Personal loans are unsecured loans, meaning that borrowers don’t need to put up any collateral in order to get one. Nevertheless, loan defaulters can face severe consequences, including legal action. In this article, we’ll go over some of the possible consequences of not repaying your debt. We will also cover the consequences of not repaying personal loans in India, how to prevent them, and what to do if you get into financial difficulties due to your loan.
Consequences of Non-Repayment of Personal Loan
Higher Debt Burden
Compared to lump-sum payments, EMIs are a more appropriate loan repayment option. However, if you miss an EMI payment, your liabilities grow. You may have to pay the entire sum, including any late payment fees, within the tenure’s remaining time. As a result, your financial load will increase.
Credit Score Damage
Your chances of getting a loan are better if you have a high credit score. However, skipping an EMI payment on your personal loan could reduce your credit score by 50 to 70 points, which could affect your capacity to borrow money in the future.
If you miss more than 180 days of your EMI payments, lenders may file a lawsuit. Under Section 138 of the Negotiable Instruments Act of 1881, the lender has the authority to sue you and get their money back. Additionally, the lender may file criminal charges against you under Sections 403 and 415 of the IPC, 1860, if you declare that you are a wilful defaulter. Following the adoption of the Insolvency and Bankruptcy Code in 2016, lenders could take legal action against borrowers who didn’t pay back their loans. This indicated that even borrowers were more shielded from legal action. By increasing regulations, the RBI also made it more challenging to get personal loans.
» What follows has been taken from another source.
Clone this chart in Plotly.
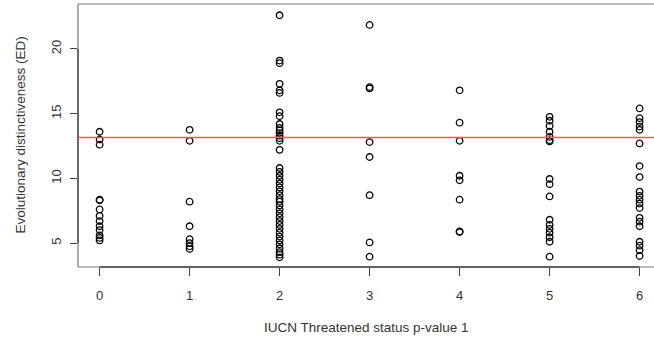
import plotly.graph_objects as go

# Threat-status category (p-value 1) on x, evolutionary distinctiveness on y
status_0 = [13.6, 13.0, 12.6, 8.35, 8.3, 7.6, 7.1, 6.7, 6.3, 6.0, 5.6, 5.4, 5.2]
status_1 = [13.75, 12.9, 8.2, 6.3, 5.3, 5.0, 4.75, 4.55]
status_2 = [22.6, 19.1, 18.9, 17.3, 16.8, 16.6, 15.1, 14.8, 14.2, 13.9, 13.7,
            13.5, 13.3, 13.1, 12.9, 12.2, 10.8, 10.5, 10.2, 9.9, 9.6, 9.3, 9.0,
            8.7, 8.4, 8.2, 7.9, 7.6, 7.3, 7.0, 6.7, 6.4, 6.1, 5.8, 5.5, 5.2,
            4.9, 4.6, 4.3, 4.1, 3.9]
status_3 = [21.85, 17.05, 16.95, 12.8, 11.65, 8.7, 5.05, 3.95]
status_4 = [16.8, 14.3, 12.9, 10.2, 9.85, 8.35, 5.9, 5.85]
status_5 = [14.75, 14.45, 14.05, 13.6, 13.2, 12.95, 12.85, 9.95, 9.55, 8.6,
            6.8, 6.4, 6.1, 5.8, 5.45, 5.1, 3.95]
status_6 = [15.4, 14.65, 14.35, 14.0, 13.75, 12.7, 10.95, 10.1, 8.98, 8.65,
            8.35, 8.05, 7.7, 6.95, 6.65, 6.3, 5.1, 4.8, 4.45, 4.0]

groups = [status_0, status_1, status_2, status_3, status_4, status_5, status_6]
x_ticks = [0, 1, 2, 3, 4, 5, 6]
y_ticks = [5, 10, 15, 20]
mean_ed = 13.15

xs, ys = [], []
for cat, vals in zip(x_ticks, groups):
    xs += [cat] * len(vals)
    ys += vals

fig = go.Figure()
fig.add_trace(go.Scatter(
    x=xs, y=ys, mode="markers",
    marker=dict(symbol="circle-open", size=6.5, color="black",
                line=dict(width=1.3, color="black")),
    hoverinfo="skip", showlegend=False,
))

font = dict(family="Liberation Sans, Arial, sans-serif", size=13, color="#333333")
title_font = dict(family="Liberation Sans, Arial, sans-serif", size=13.5, color="#333333")
frame = "#777777"
axis_col = "#444444"

# plot frame (left, top, bottom) and the red reference line
fig.add_shape(type="line", xref="paper", yref="paper", x0=0, x1=0, y0=0, y1=1,
              line=dict(color=frame, width=1.2))
fig.add_shape(type="line", xref="paper", yref="paper", x0=0, x1=1, y0=1, y1=1,
              line=dict(color=frame, width=1.2))
fig.add_shape(type="line", xref="paper", yref="paper", x0=0, x1=1, y0=0, y1=0,
              line=dict(color=frame, width=1.2))
fig.add_shape(type="line", xref="x", yref="paper", x0=x_ticks[0], x1=x_ticks[-1],
              y0=0, y1=0, line=dict(color=axis_col, width=1.3))
fig.add_shape(type="line", xref="paper", yref="y", x0=0, x1=0,
              y0=y_ticks[0], y1=y_ticks[-1], line=dict(color=axis_col, width=1.3))
fig.add_shape(type="line", xref="paper", yref="y", x0=0, x1=1,
              y0=mean_ed, y1=mean_ed, line=dict(color="rgb(255,85,85)", width=1.4))

fig.update_xaxes(range=[-0.24, 6.16], tickvals=x_ticks, ticks="outside",
                 ticklen=8, tickwidth=1.2, tickcolor=axis_col, showgrid=False,
                 zeroline=False, showline=False, tickfont=font,
                 ticklabelstandoff=8)
fig.update_yaxes(range=[3.15, 23.47], tickvals=y_ticks, ticks="outside",
                 ticklen=7, tickwidth=1.2, tickcolor=axis_col, showgrid=False,
                 zeroline=False, showline=False, tickfont=font, tickangle=-90,
                 ticklabelstandoff=4)

fig.add_annotation(text="IUCN Threatened status p-value 1", xref="paper",
                   yref="paper", x=0.5, y=0, yshift=-60, showarrow=False,
                   font=title_font, xanchor="center", yanchor="middle")
fig.add_annotation(text="Evolutionary distinctiveness (ED)", xref="paper",
                   yref="paper", x=0, xshift=-58, y=0.5, textangle=-90,
                   showarrow=False, font=title_font, xanchor="center", yanchor="middle")

fig.update_layout(
    width=654, height=343,
    margin=dict(l=78, r=0, t=4, b=76, autoexpand=False),
    plot_bgcolor="white", paper_bgcolor="white",
)

fig.write_html("out.html")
Having Trouble Getting a New Loan
Banks report EMI defaults to credit bureaus. There won’t be a problem if you have cleared your default payment before a specific period of days. If not, the lender will notify credit bureaus that your credit has been “written off.” It will make it tough for you to get fresh loans because it will make your credit history look bad.
Rights of a Borrower
Several rights are reserved for the borrower when you choose a personal loan. Some of your rights as a borrower are listed here.
- Right To Get Proper Notice – In the event that you fail to make your EMI payments, it is the duty of a lender to notify you of your obligations. You can ask a bank to give you enough notice so that you can pay your dues. Additionally, the lender must provide you with a notice at least seven days before the start of the proceedings if he / she wants to start a recovery procedure against you.
- Right To Decide Terms of Contact – You can specify where and when you want the lender to get in touch with you. The lender is only permitted to contact you from 7:00 a.m. to 7:00 p.m. every day. It implies that a bank cannot call you at any time and cause you inconvenience. As a result, a lender cannot object if you ask them not to call you at a specific time.
- Right To Be Treated Politely – It’s against the law for lenders to disclose information about your unpaid EMI to third parties. They must uphold your privacy by maintaining a copy of your default information among their staff. Additionally, you have the legal right to file a criminal complaint if a representative behaves improperly towards you, such as by yelling, using foul language, physically intimidating you, or violently assaulting you.
How to Avoid Defaulting on Your Personal Loan Payments
While the borrower has certain rights in case of a default, as mentioned above, it is nevertheless a highly undesirable situation to enter into. With some wise financial planning, you can quite easily set yourself up so that you won’t need to be in a situation where you default. Here are some things you can do:
Set up an emergency fund
Setting up an emergency fund is a wise financial decision from every angle, not just to help you keep up with payments. If you set up a sizable emergency fund, you may not need to worry about taking out a loan at all, in which case there is no chance of defaulting on any payments.
Get a grip on your financial situation
You need to keep a close track of your income and expenses, down to the last rupee. There are countless apps you can use to do this. Keeping track like this will let you know how much of your money is going towards what. When people start doing this for the first time, they invariably come across a lot of avoidable expenses, and these often add up to significant sums of money. Make sure to reduce or eliminate such expenses.
By doing these two things, you’ll be in a position where you’ll have a significant amount of money piled up sooner than you think. You may not need a loan at all, or if you do, you’ll be in a position to repay it without much risk of a default. You might even be able to repay the loan before maturity, thus saving on interest costs.
A personal loan default can have severe repercussions. The lender could file a lawsuit against you, resulting in financial fines, lowered credit scores, and even possible asset confiscation. Your future borrowing options are also impacted by non-payment because lenders can see you as a high-risk borrower. It is crucial to communicate with the lender if you are having difficulty repaying the loan, as they may be able to offer alternatives such as restructuring or forbearance. Ultimately, honouring your financial obligations and maintaining open lines of communication are key to avoiding the negative consequences of not repaying a personal loan.